Revisit it immediately if:
- the central bank outlook shifts sharply,
- inflation trends change direction,
- credit markets become stressed,
- your stock allocation drops enough to trigger rebalancing,
- or your personal timeline changes because of a home purchase, career move, or retirement plan.
To make the review actionable, use this five-step checklist:
- Define the role. Is this bond ETF meant for liquidity, diversification, income, or duration exposure?
- Check duration. Do you still want the level of rate sensitivity you currently own?
- Check credit quality. Are you being paid enough for the credit risk in the fund?
- Compare to close peers. Evaluate similar ETFs in the same category, not unrelated funds with different jobs.
- Rebalance deliberately. If your bond sleeve has drifted, adjust it as part of the whole portfolio rather than in isolation.
A simple investor workflow might look like this:
- Keep emergency savings separate from longer-term bond investing.
- Use short duration, high-quality bond exposure for near-term spending needs.

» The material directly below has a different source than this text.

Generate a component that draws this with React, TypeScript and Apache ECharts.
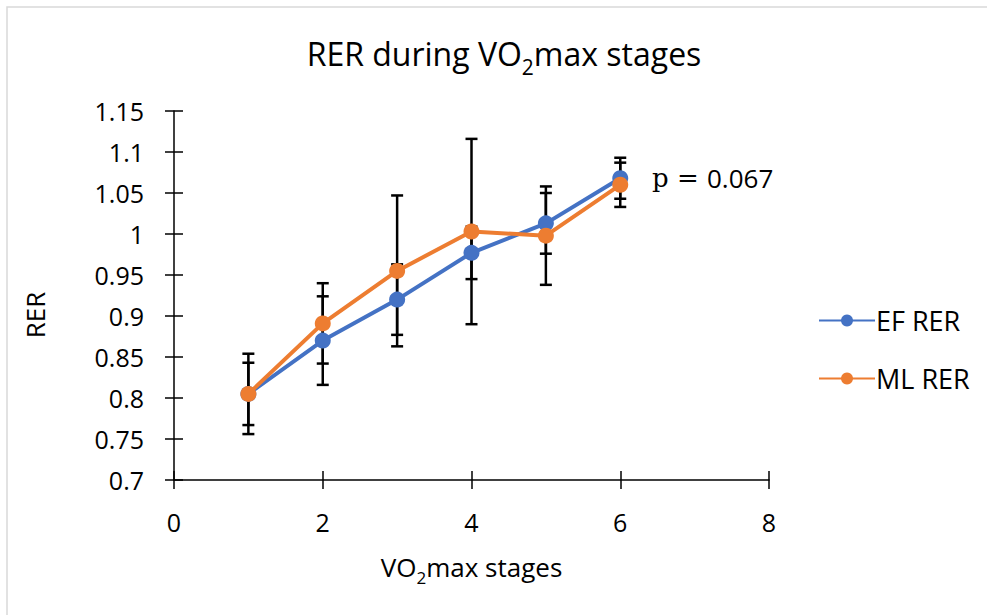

- Use a core bond ETF for broad portfolio balance.
- Add Treasury duration only if you intentionally want more sensitivity to falling rates.
- Add higher-yielding credit exposure only if you understand that it comes with equity-like stress risk.
That approach will not capture every market twist, but it is durable. It also makes future reviews easier because you are updating a framework, not chasing a leaderboard.
If you are repositioning for a possible slowdown, Recession-Proof Portfolio? How to Position Investments for a Slowdown is a useful next read. If you are changing allocations because your contributions continue each month, Lump Sum vs Dollar-Cost Averaging: Which Wins in Different Markets? can help with implementation.
The key takeaway is simple: the best bond ETFs are not static winners. They are tools. The right choice depends on whether you want income, stability, inflation protection, or rate sensitivity, and those needs should be reviewed as markets and life circumstances change. Return to this framework on a regular cycle, and bond ETFs become much easier to use well.